La France est LE pays de la centralisation.
Quelle différence avec la carte du même concept en Italie où chaque région a gardé son identité: Le Piémont et la Vallée d’Aoste qui continuent la zone occitane du type « FALD-« , qu’on retrouve en Sicile et en Sardaigne!!!, Milan « SCOSSAL », Venise « TRAVERSA » et ainsi de suite. C’est l’histoire politique, économique et sociale qui explique cette richesse lexicale.
Favasso, s.m. « fanes de fèves ». Dans les dictionnaires on ne trouve dans le languedocien que ce sens . Le sens « grosse fève » est attesté dans la région de Montélimar et à Nîmes (Job). Au figuré « qqn de lourd, pas dégourdi » (Andolfi). faviol, faviolas « étourdi, imbécile » Cévennes et Montpellier dans Alibert s.v. fava et .favar adj. « bavard ». Conservé également à Clermont l’Hér. fabard « imbécile ». Cf. aussi faviolet
Dérivés du latin faba « fève ». Dans l’antiquité, la faba était la nourriture des Romains « d’en bas » et des porcs. De là le sens péjoratif en latin. Mais les historiens ne sont pas d’accord à ce propos. En tout cas il était interdit aux Flamines de Jupiter de toucher ou même de nommer des fèves : XII. Capram et carnem incoctam et hederam et fabam neque tangere Diali mos est neque nominare.

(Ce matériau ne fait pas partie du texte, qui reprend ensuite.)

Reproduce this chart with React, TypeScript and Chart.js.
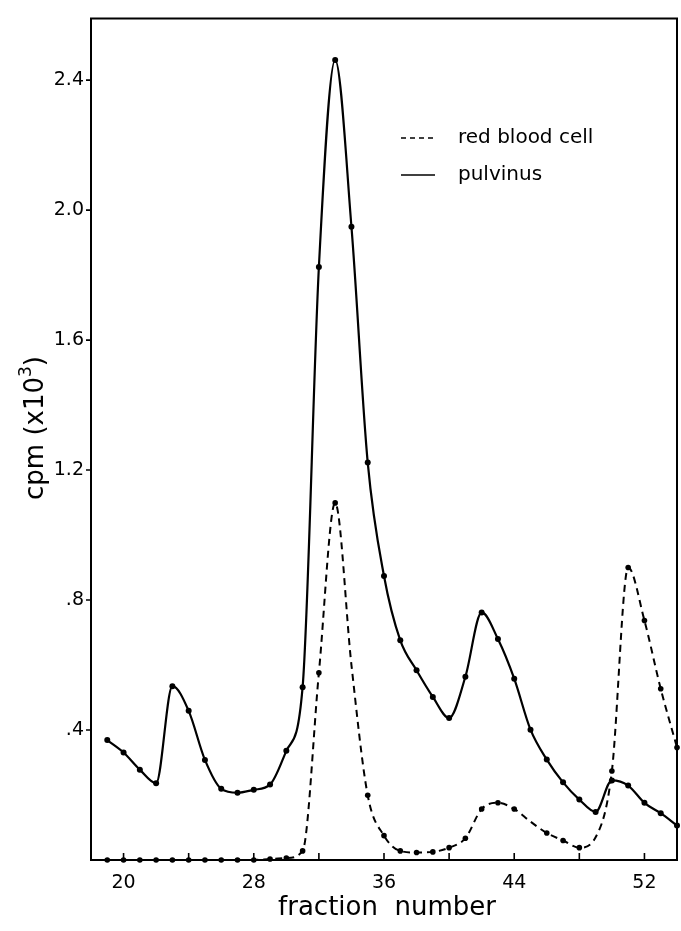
import React, { useEffect, useRef } from "react";
import { Chart, registerables } from "chart.js";

Chart.register(...registerables);

const fractions = [19, 20, 21, 22, 23, 24, 25, 26, 27, 28, 29, 30, 31, 32, 33, 34, 35, 36, 37, 38, 39, 40, 41, 42, 43, 44, 45, 46, 47, 48, 49, 50, 51, 52, 53, 54];

const pulvinus = [0.369, 0.331, 0.278, 0.236, 0.535, 0.459, 0.308, 0.219, 0.207, 0.216, 0.232, 0.336, 0.532, 1.825, 2.462, 1.949, 1.223, 0.874, 0.676, 0.584, 0.502, 0.437, 0.564, 0.762, 0.68, 0.558, 0.401, 0.309, 0.239, 0.186, 0.148, 0.245, 0.229, 0.176, 0.144, 0.106];

const redBloodCell = [0, 0, 0, 0, 0, 0, 0, 0, 0, 0, 0.003, 0.006, 0.028, 0.576, 1.099, 0.6, 0.199, 0.075, 0.028, 0.023, 0.025, 0.038, 0.067, 0.157, 0.176, 0.157, 0.118, 0.083, 0.06, 0.038, 0.07, 0.274, 0.9, 0.737, 0.527, 0.346];

// fractions whose red-blood-cell value has no plotted dot
const rbcUnmarked = [34, 45, 49];

const xTickLabels = [20, 28, 36, 44, 52];
const xMinorTicks = [20, 24, 28, 32, 36, 40, 44, 48, 52];
const yTickValues = [0.4, 0.8, 1.2, 1.6, 2.0, 2.4];

const seriesNames = ["red blood cell", "pulvinus"];
const xTitle = "fraction number";

const X_MIN = 18;
const X_MAX = 54;
const Y_MIN = 0;
const Y_MAX = 2.59;

const FONT = '"DejaVu Sans", sans-serif';

const decorPlugin = {
  id: "decor",
  afterDraw(chart: any) {
    const ctx = chart.ctx;
    const { left, right, top, bottom } = chart.chartArea;
    const xs = chart.scales.x;
    const ys = chart.scales.y;
    ctx.save();
    // frame
    ctx.strokeStyle = "#000";
    ctx.lineWidth = 2;
    ctx.beginPath();
    ctx.rect(left, top, right - left, bottom - top);
    ctx.stroke();
    // x ticks (inward)
    ctx.lineWidth = 1.6;
    ctx.beginPath();
    for (const v of xMinorTicks) {
      const px = xs.getPixelForValue(v);
      ctx.moveTo(px, bottom);
      ctx.lineTo(px, bottom - 7);
    }
    // y ticks (outward)
    for (const v of yTickValues) {
      const py = ys.getPixelForValue(v);
      ctx.moveTo(left, py);
      ctx.lineTo(left - 5, py);
    }
    ctx.stroke();

    // legend
    const lx0 = 401;
    const lx1 = 435;
    const rows = [138, 175];
    chart.data.datasets.forEach((ds: any, i: number) => {
      const y = rows[i];
      ctx.beginPath();
      ctx.lineWidth = 1.6;
      ctx.setLineDash(ds.borderDash && ds.borderDash.length ? [5, 4] : []);
      ctx.moveTo(lx0, y);
      ctx.lineTo(lx1, y);
      ctx.stroke();
      ctx.setLineDash([]);
      ctx.fillStyle = "#000";
      ctx.font = `20px ${FONT}`;
      ctx.textAlign = "left";
      ctx.textBaseline = "middle";
      ctx.fillText(ds.label, 458, y);
    });

    // x title
    ctx.font = `26px ${FONT}`;
    ctx.textAlign = "center";
    ctx.textBaseline = "middle";
    ctx.fillText(xTitle.replace(" ", "  "), 387, 908);

    // y title
    ctx.save();
    ctx.translate(36, 428);
    ctx.rotate(-Math.PI / 2);
    ctx.font = `26px ${FONT}`;
    ctx.textAlign = "center";
    ctx.textBaseline = "middle";
    const main = "cpm (x10";
    const sup = "3";
    const tail = ")";
    ctx.font = `26px ${FONT}`;
    const w1 = ctx.measureText(main).width;
    ctx.font = `17px ${FONT}`;
    const w2 = ctx.measureText(sup).width;
    ctx.font = `26px ${FONT}`;
    const w3 = ctx.measureText(tail).width;
    const total = w1 + w2 + w3;
    let x = -total / 2;
    ctx.textAlign = "left";
    ctx.fillText(main, x, 0);
    x += w1;
    ctx.font = `17px ${FONT}`;
    ctx.fillText(sup, x, -9);
    x += w2;
    ctx.font = `26px ${FONT}`;
    ctx.fillText(tail, x, 0);
    ctx.restore();

    ctx.restore();
  },
};

export default function App() {
  const ref = useRef<HTMLCanvasElement | null>(null);

  useEffect(() => {
    if (!ref.current) return;
    const chart = new Chart(ref.current, {
      type: "line",
      data: {
        datasets: [
          {
            label: seriesNames[0],
            data: fractions.map((f, i) => ({ x: f, y: redBloodCell[i] })),
            borderColor: "#000",
            backgroundColor: "#000",
            borderWidth: 2,
            borderDash: [7, 5],
            cubicInterpolationMode: "monotone",
            pointRadius: (c: any) => (rbcUnmarked.includes(fractions[c.dataIndex]) ? 0 : 2.8),
            pointBorderWidth: 0,
            pointBackgroundColor: "#000",
            clip: false,
          },
          {
            label: seriesNames[1],
            data: fractions.map((f, i) => ({ x: f, y: pulvinus[i] })),
            borderColor: "#000",
            backgroundColor: "#000",
            borderWidth: 2.2,
            cubicInterpolationMode: "monotone",
            pointRadius: 3,
            pointBorderWidth: 0,
            pointBackgroundColor: "#000",
            clip: false,
          },
        ],
      },
      options: {
        responsive: false,
        animation: false,
        events: [],
        layout: { padding: { top: 13, right: 2, left: 0, bottom: 0 } },
        plugins: {
          legend: { display: false },
          tooltip: { enabled: false },
        },
        scales: {
          x: {
            type: "linear",
            min: X_MIN,
            max: X_MAX,
            afterBuildTicks: (s: any) => {
              s.ticks = xTickLabels.map((v) => ({ value: v }));
            },
            afterFit: (s: any) => {
              s.height = 71;
            },
            grid: { display: false, drawTicks: false },
            border: { display: false },
            ticks: {
              color: "#000",
              font: { family: FONT, size: 19 },
              padding: 12,
              maxRotation: 0,
              autoSkip: false,
              callback: (v: any) => String(v),
            },
          },
          y: {
            type: "linear",
            min: Y_MIN,
            max: Y_MAX,
            afterBuildTicks: (s: any) => {
              s.ticks = yTickValues.map((v) => ({ value: v }));
            },
            afterFit: (s: any) => {
              s.width = 91;
            },
            grid: { display: false, drawTicks: false },
            border: { display: false },
            ticks: {
              color: "#000",
              font: { family: FONT, size: 19 },
              padding: 7,
              autoSkip: false,
              callback: (v: any) => {
                const n = Number(v);
                const s = n.toFixed(1);
                return n < 1 ? s.replace(/^0/, "") : s;
              },
            },
          },
        },
      },
      plugins: [decorPlugin],
    });
    return () => chart.destroy();
  }, []);

  return (
    <div style={{ position: "fixed", left: 0, top: 0, width: 681, height: 931, background: "#fff" }}>
      <canvas ref={ref} width={681} height={931} style={{ width: 681, height: 931, display: "block" }} />
    </div>
  );
}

Pourtant , la fève, de couleur noire ou blanche servait à élire les rois pendant les Saturnales, fête du solstice d’hiver. Wikipedia :
« Les Saturnales (en latin Saturnalia, -ium,) étaient, durant l’antiquité romaine, des fêtes accompagnées de grandes réjouissances, célébrées en l’honneur du dieu Saturne, pendant lesquelles les esclaves jouissaient d’une apparente liberté et où tout était permis. D’abord du 17 au 21 décembre, puis plus tard du 17 au 24 décembre, cette fête de la liberté inversait l’ordre des choses et pendant un temps, les esclaves devenaient les maîtres et inversement.. On servait du cochon de lait dans des banquets qui donnaient lieu à de véritables ripailles. On suspendait des figurines au seuil des maisons et aux chapelles des carrefours »

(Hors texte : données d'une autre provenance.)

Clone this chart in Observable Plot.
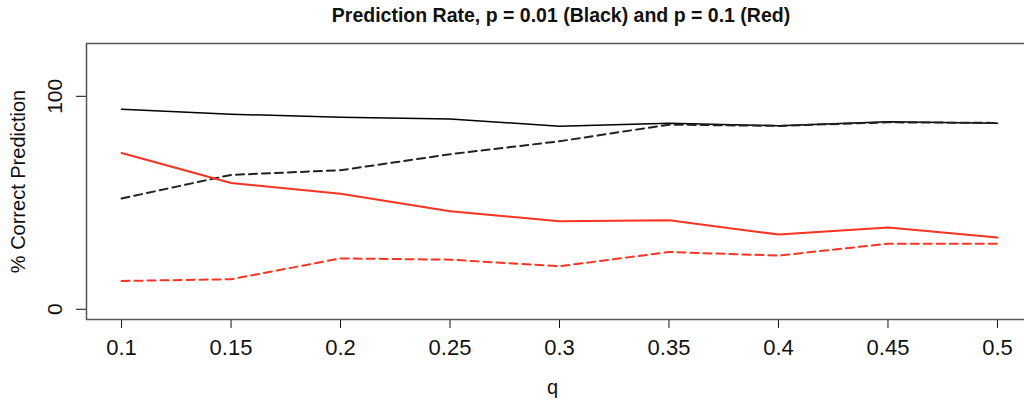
<!DOCTYPE html>
<html>
<head>
<meta charset="utf-8">
<script src="https://cdn.jsdelivr.net/npm/d3@7"></script>
<script src="https://cdn.jsdelivr.net/npm/@observablehq/plot@0.6"></script>
<style>
  html, body { margin: 0; padding: 0; background: #fff; overflow: hidden; width: 1024px; height: 402px; }
  #title { box-sizing: border-box; width: 1024px; height: 30px; padding-top: 5px; padding-left: 98px;
    text-align: center; font: bold 19.5px "Liberation Sans", Arial, sans-serif; line-height: 20px; color: #111; }
  #chart { width: 1024px; height: 372px; overflow: hidden; }
  #chart svg { max-width: none !important; display: block; }
</style>
</head>
<body>
<div id="title">Prediction Rate, p = 0.01 (Black) and p = 0.1 (Red)</div>
<div id="chart"></div>
<script>
const qValues = [0.1, 0.15, 0.2, 0.25, 0.3, 0.35, 0.4, 0.45, 0.5];
const blackSolid = [93.9, 91.6, 90.2, 89.4, 85.9, 87.3, 86.2, 88.1, 87.4];
const blackDashed = [52.0, 63.1, 65.3, 72.8, 78.9, 86.7, 86.1, 87.8, 87.5];
const redSolid = [73.4, 59.3, 54.3, 46.0, 41.3, 41.8, 35.1, 38.4, 33.7];
const redDashed = [13.3, 14.1, 23.9, 23.3, 20.2, 26.9, 25.2, 30.8, 30.8];
const xTicks = ["0.1", "0.15", "0.2", "0.25", "0.3", "0.35", "0.4", "0.45", "0.5"];
const yTicks = [0, 100];
const yLabel = "% Correct Prediction";
const xLabel = "q";

const toRows = (vals) => qValues.map((q, i) => ({q, v: vals[i]}));

const font = '"Liberation Sans", Arial, sans-serif';
const chart = Plot.plot({
  width: 1040,
  height: 372,
  marginLeft: 86,
  marginRight: 8,
  marginTop: 13,
  marginBottom: 83,
  style: {fontFamily: font, fontSize: "22px", color: "#111", background: "white", overflow: "visible", maxWidth: "none"},
  x: {domain: [0.084, 0.516], ticks: xTicks.map(Number), tickFormat: d => xTicks[qValues.indexOf(d)] ?? String(d), tickSize: 9, tickPadding: 11, label: null},
  y: {domain: [-4.8, 124.8], ticks: yTicks, tickFormat: () => "", tickSize: 10, tickPadding: 0, label: null},
  marks: [
    Plot.frame({stroke: "#555", strokeWidth: 1.5}),
    Plot.line(toRows(blackSolid), {x: "q", y: "v", stroke: "#000", strokeWidth: 1.5}),
    Plot.line(toRows(blackDashed), {x: "q", y: "v", stroke: "#222", strokeWidth: 2, strokeDasharray: "8,5"}),
    Plot.line(toRows(redSolid), {x: "q", y: "v", stroke: "#ff3322", strokeWidth: 2}),
    Plot.line(toRows(redDashed), {x: "q", y: "v", stroke: "#ff3322", strokeWidth: 2, strokeDasharray: "8,5"}),
    Plot.text(yTicks, {y: d => d, text: d => String(d), frameAnchor: "left", rotate: -90, dx: -31, lineAnchor: "middle", textAnchor: "middle", fontSize: 21, fill: "#111"}),
    Plot.text([yLabel], {text: d => d, frameAnchor: "left", rotate: -90, dx: -68, lineAnchor: "middle", textAnchor: "middle", fontSize: 20, fill: "#111"}),
    Plot.text([xLabel], {text: d => d, frameAnchor: "bottom", dx: -7, dy: 68, lineAnchor: "middle", textAnchor: "middle", fontSize: 20, fill: "#111"})
  ]
});
chart.style.maxWidth = "none";
d3.select(chart).selectAll("line").attr("stroke", "#777");
document.getElementById("chart").appendChild(chart);
</script>
</body>
</html>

Cette coutume s’est perpétrée à travers les âges. Les ripailles sont devenues des Galettes de roi et les Fèves des figurines. Les enfants deviennent ( ou restent?) des Rois. Ce renversement de l’ordre établi a lieu aussi pendant le Carnaval, en tout cas au Limbourg (Pays Bas,Belgique), en Wallonie (Belgique) quand le maire donne la clé de la ville et avec elle le pouvoir au Prince Carnaval. En Béarn, pendant une fête comparable, Saint Pançard devient le patron.

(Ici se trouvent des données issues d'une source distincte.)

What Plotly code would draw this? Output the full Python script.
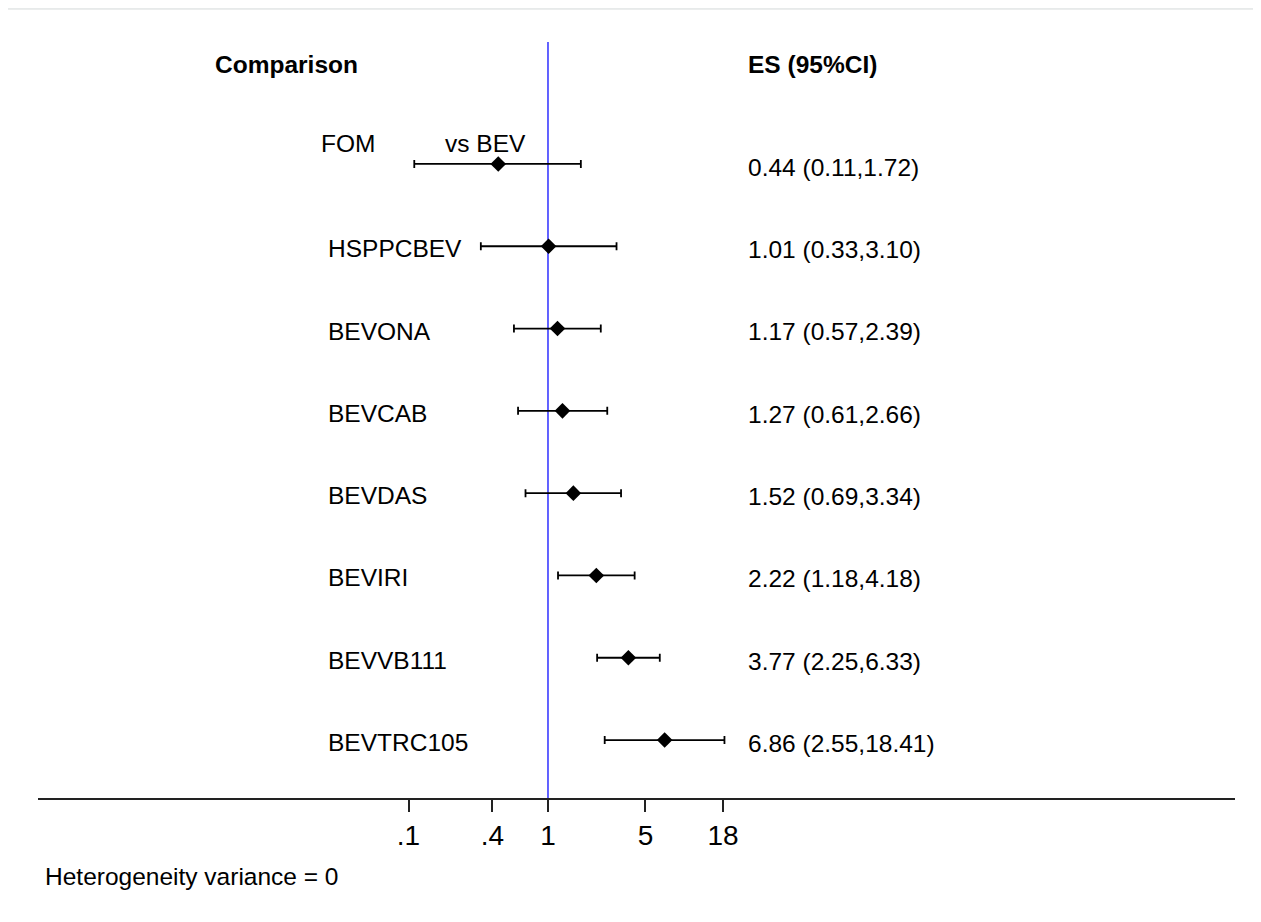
import math
import plotly.graph_objects as go

# ---- data ----
comparisons = ["FOM vs BEV", "HSPPCBEV", "BEVONA", "BEVCAB", "BEVDAS", "BEVIRI", "BEVVB111", "BEVTRC105"]
es = [0.44, 1.01, 1.17, 1.27, 1.52, 2.22, 3.77, 6.86]
ci_low = [0.11, 0.33, 0.57, 0.61, 0.69, 1.18, 2.25, 2.55]
ci_high = [1.72, 3.10, 2.39, 2.66, 3.34, 4.18, 6.33, 18.41]
tick_vals = [0.1, 0.4, 1, 5, 18]
tick_text = [".1", ".4", "1", "5", "18"]
header_left = "Comparison"
header_right = "ES (95%CI)"
footnote = "Heterogeneity variance = 0"

FONT = "Liberation Sans, Arial, Helvetica, sans-serif"
rows = list(range(len(comparisons)))
y_range = [7.704, -1.482]
x_range = [-3.656, 4.925]

fig = go.Figure()

# reference line at 1
fig.add_trace(go.Scatter(
    x=[1, 1], y=[y_range[0], y_range[1]], mode="lines",
    line=dict(color="rgb(60,60,255)", width=1.6),
    hoverinfo="skip", showlegend=False))

# estimates with CIs
fig.add_trace(go.Scatter(
    x=es, y=rows, mode="markers",
    marker=dict(symbol="diamond", size=12, color="black"),
    error_x=dict(type="data", symmetric=False,
                 array=[h - e for h, e in zip(ci_high, es)],
                 arrayminus=[e - l for e, l in zip(es, ci_low)],
                 color="black", thickness=1.8, width=4),
    showlegend=False))

annotations = []
def ann(text, x, y, size=24.5, bold=False, yref="y", xanchor="left"):
    annotations.append(dict(
        text=f"<b>{text}</b>" if bold else text, x=x, y=y, xref="paper", yref=yref,
        xanchor=xanchor, yanchor="middle", showarrow=False,
        font=dict(family=FONT, size=size, color="black")))

ann(header_left, 0.1465, -1.205, bold=True)
ann(header_right, 0.5915, -1.205, bold=True)

for i, (lab, e, l, h) in enumerate(zip(comparisons, es, ci_low, ci_high)):
    if " vs " in lab:
        a, b = lab.split(" vs ")
        ann(a, 0.2350, i - 0.245)
        ann("vs " + b, 0.3385, i - 0.245)
    else:
        ann(lab, 0.2410, i + 0.03)
    ann(f"{e:.2f} ({l:.2f},{h:.2f})", 0.5915, i + 0.04)

ann(footnote, 0.0045, -0.1032, yref="paper")

fig.update_layout(
    width=1253, height=914,
    margin=dict(l=30, r=26, t=34, b=124, pad=0),
    paper_bgcolor="white", plot_bgcolor="white",
    font=dict(family=FONT, color="black"),
    annotations=annotations,
    shapes=[dict(type="rect", xref="paper", yref="paper",
                 x0=-0.0292, x1=1.05, y0=-0.2, y1=1.0437,
                 line=dict(color="#d4d8d8", width=1), fillcolor="rgba(0,0,0,0)",
                 layer="below")],
    xaxis=dict(type="log", range=x_range, showgrid=False, zeroline=False,
               showline=True, linecolor="#222", linewidth=1.6,
               tickmode="array", tickvals=tick_vals, ticktext=tick_text,
               ticks="outside", ticklen=12, tickwidth=1.6, tickcolor="#222",
               tickfont=dict(family=FONT, size=28, color="black")),
    yaxis=dict(range=y_range, visible=False, showgrid=False, zeroline=False),
)

fig.write_html("out.html")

Lle mot néerlandais boon « fève » a également des connotations « d’une chose sans valeur » par exemple dans l’expression voor spek en bonen littéralement « pour du lard et des fèves » en français « compter pour du beurre » ou même de confusion d’esprit dans « in de bonen zijn » littéralement « être dans les fèves » en français « n’y rien comprendre; avoir perdu le fil » signification qui se rapproche de « l’imbécile » languedocien.
L’anglais bean peut signifier « objet sans valeur » , comme l’allemand Bohn. Une phrase full of beans est du nonsens. Mr. Bean n’a pas l’air d’un grand intellectuel.
Favalise «faible d’esprit »(Job) est dérivé de favo « fève » du latin faba « fève ». Cette association est attestée à Clermont-l’Her. fabarot « imbécile » et Nîmes faviolet « naïf » (Job), feve (Andolfi).
Favelou « laurier-tin »(S) .cf.faviou
Voir aussi baraquet « haricot blanc; surnom des Espagnols ».